雪漫打电话来让我给她写一篇序,然后我一直拖啊拖,就拖了一个星期。这一个星期我一直在想,用怎样的语句来描述我的雪漫姐姐,才能让她和所有的热爱雪漫就仿佛珍惜自己的孩子们满意?我想啊想,最终还是交上了这么短这么短的不成样子的一篇东西。我真的好希望当我像她那个年纪的时候,会有一个女孩儿,像我嫉妒她一样地嫉妒我,嫉妒到满心欢喜嫉妒到奋不顾身还是一样欢欢喜喜地嫉妒着。

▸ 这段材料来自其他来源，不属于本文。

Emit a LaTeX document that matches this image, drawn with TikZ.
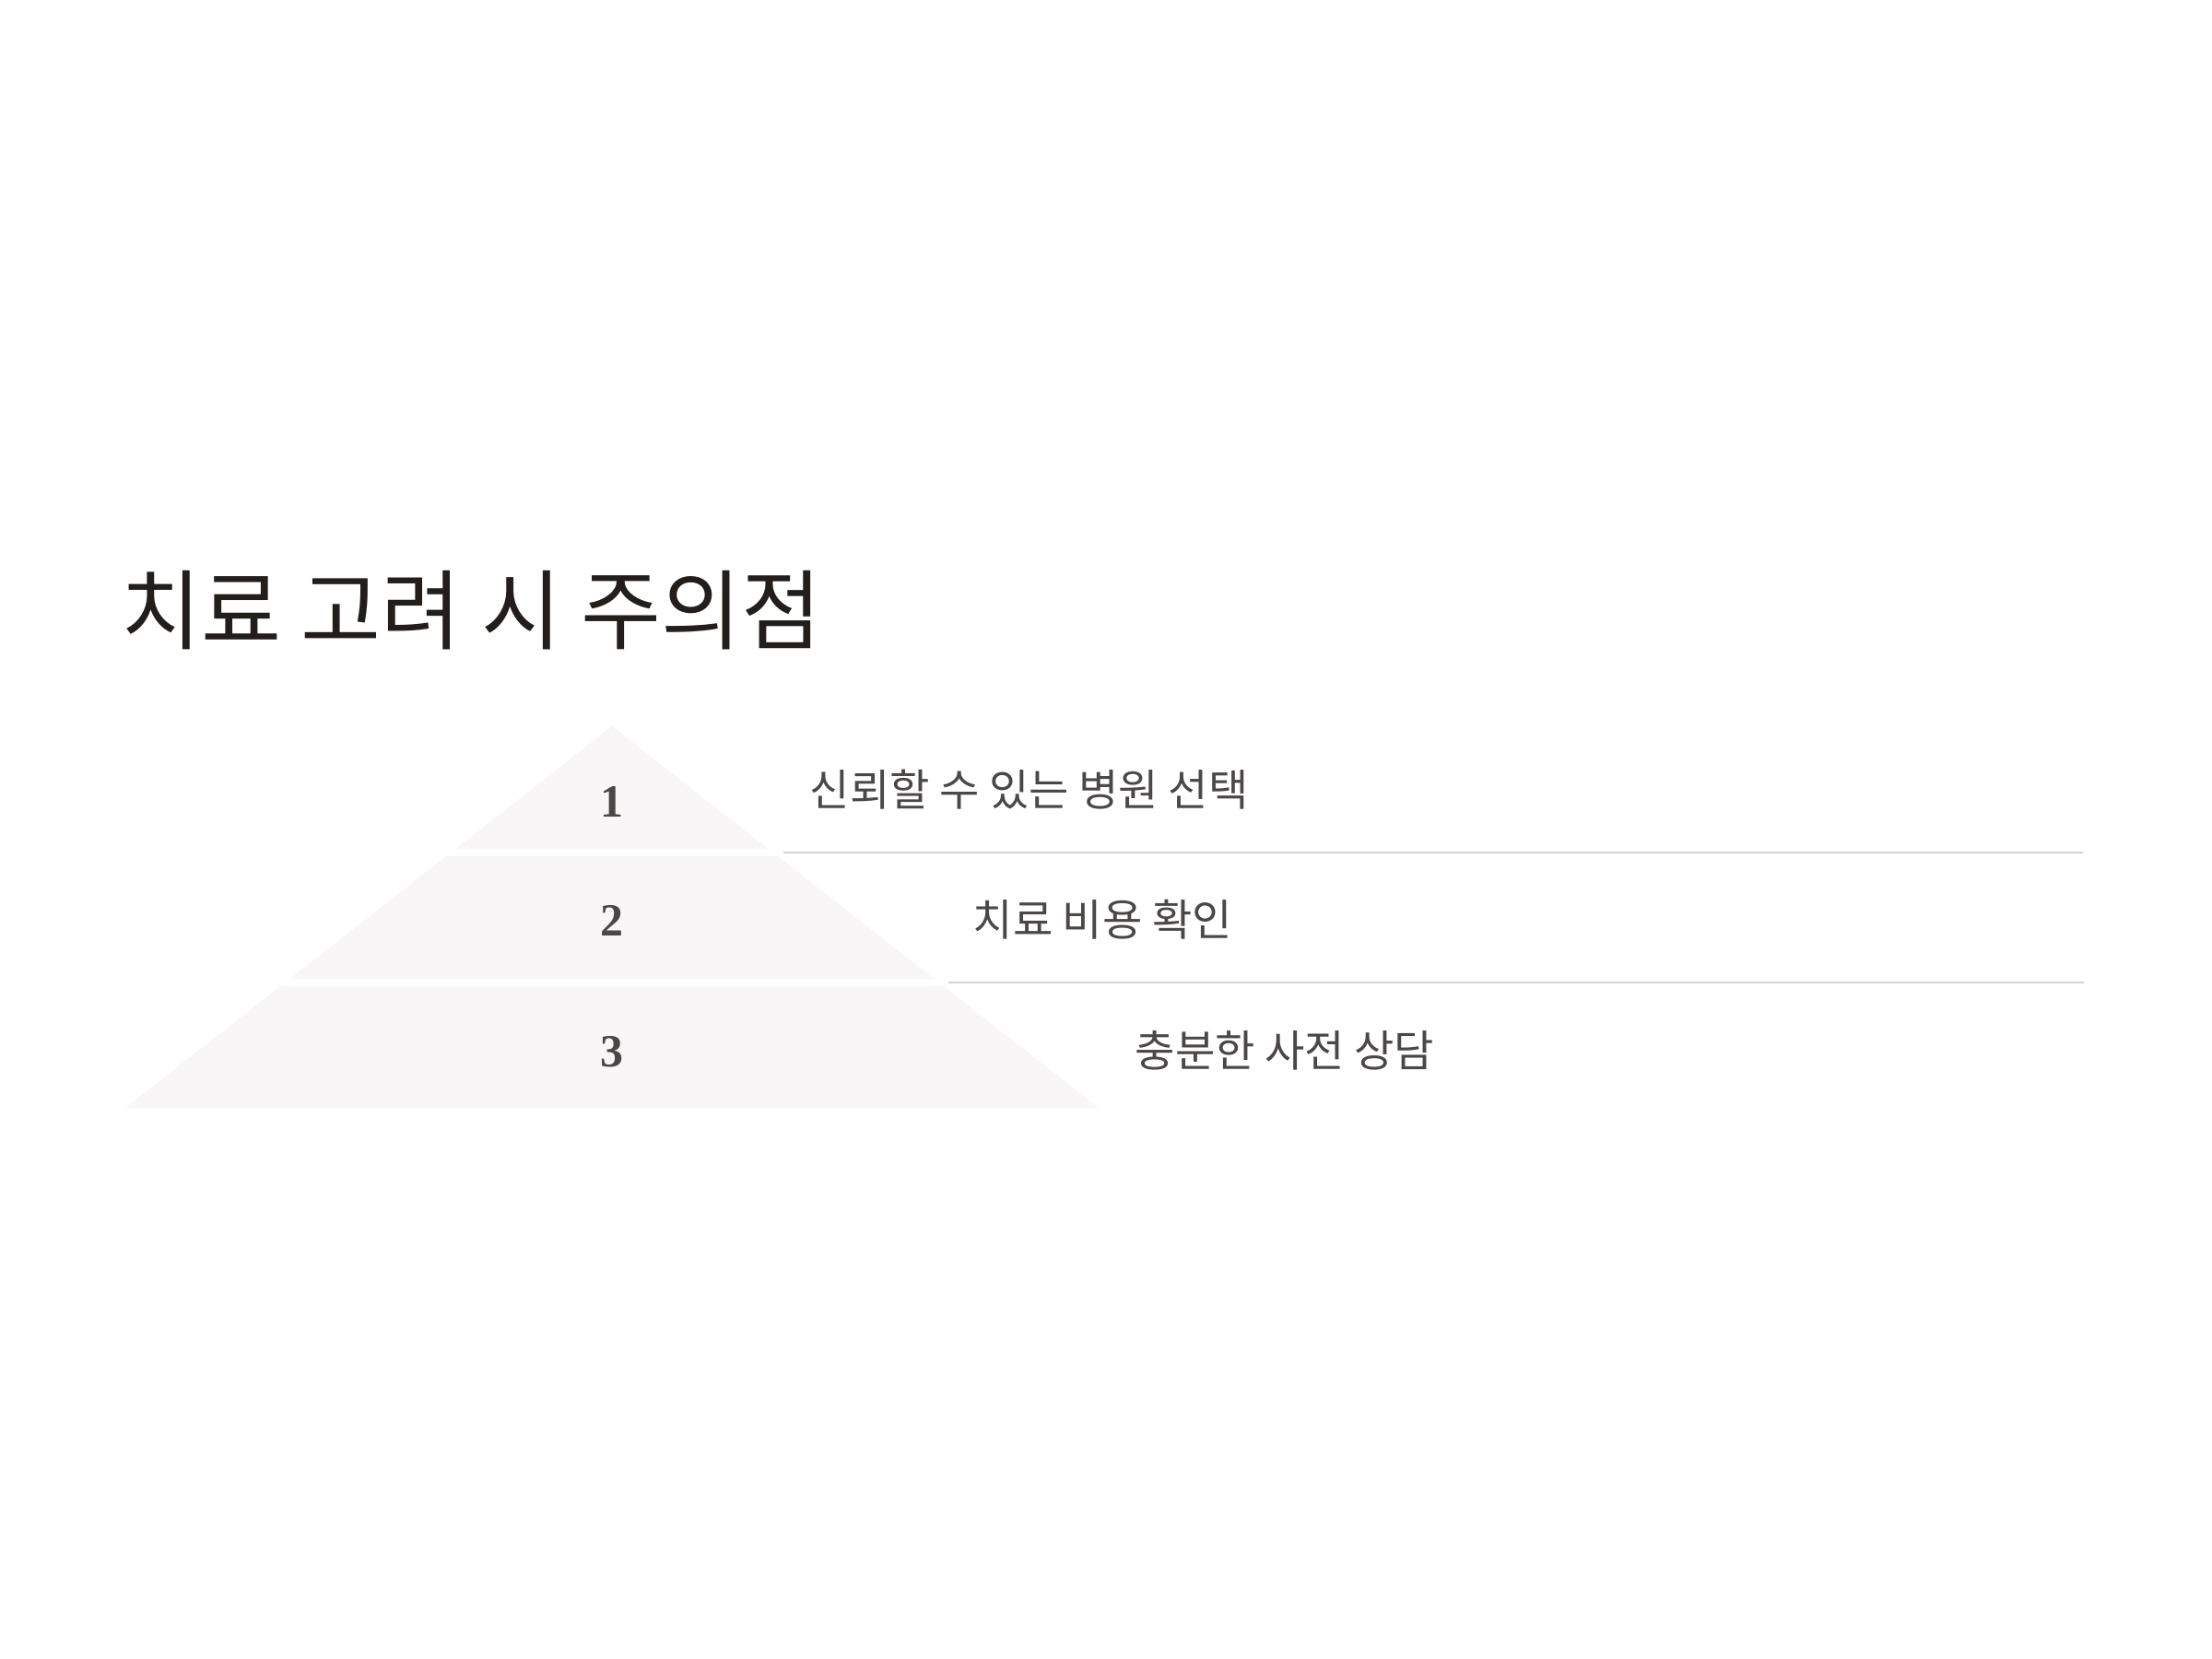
\documentclass[tikz,border=0pt]{standalone}
\usepackage{fontspec}
\setmainfont{Noto Sans CJK KR}
\newfontfamily\numfont{Liberation Serif}
\definecolor{tierfill}{HTML}{F8F6F6}
\definecolor{rulegray}{HTML}{D5D3D3}
\definecolor{titleink}{HTML}{221E1C}
\definecolor{textgray}{HTML}{4B4746}
\begin{document}
\begin{tikzpicture}[x=0.01cm, y=-0.01cm,
    tier/.style={fill=tierfill},
    sep/.style={draw=rulegray, line width=0.02cm},
    num/.style={anchor=base, inner sep=0pt, text=textgray,
        font=\numfont\bfseries\fontsize{14.2pt}{16pt}\selectfont},
    item/.style={anchor=base west, inner sep=0pt, text=textgray,
        font=\fontsize{13.4pt}{16pt}\selectfont}]
    \useasboundingbox (0,0) rectangle (2400,1800);
    \fill[white] (0,0) rectangle (2400,1800);
    % title
    \node[anchor=base west, inner sep=0pt, text=titleink,
        font=\fontsize{26.9pt}{32pt}\selectfont] (title) at (131,697) {치료 고려 시 주의점};
    % pyramid tiers
    \fill[tier] (664,788) -- (833.6,921) -- (494.4,921) -- cycle;
    \fill[tier] (484.2,929) -- (843.8,929) -- (1013.4,1062) -- (314.6,1062) -- cycle;
    \fill[tier] (304.4,1070) -- (1023.6,1070) -- (1192,1202) -- (136,1202) -- cycle;
    \node[num] (n1) at (664,886) {1};
    \node[num] (n2) at (664,1015) {2};
    \node[num] (n3) at (664,1157) {3};
    % separators
    \coordinate (s1a) at (850,925);
    \coordinate (s1b) at (2260,925);
    \coordinate (s2a) at (1029,1066);
    \coordinate (s2b) at (2261,1066);
    \draw[sep] (s1a) -- (s1b);
    \draw[sep] (s2a) -- (s2b);
    % items
    \node[item] (i1) at (878,874) {신뢰할 수 있는 병원 선택};
    \node[item] (i2) at (1055,1015) {치료 비용 확인};
    \node[item] (i3) at (1231,1157) {충분한 사전 상담};
\end{tikzpicture}
\end{document}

有时候我觉得,她就跟我一样大。因为她的文字是那么那么的了解我,因为她一直都是那样渴望着讲话和表达,都是精力旺盛神采奕奕。她写过那么多的书,有那么多的人热爱着她的纯真和鲜活,可是她依然会俯下身对每个人微笑,疼惜每个孩子并且愿他们幸福。
她给我的感动,那些一瞬,也是永久。
我想跟她说:很爱她。
想她一定会笑起来,哈哈哈,像个孩子,然后骂我说:秦猫猫你死样哦。
她一定会的,哈哈哈。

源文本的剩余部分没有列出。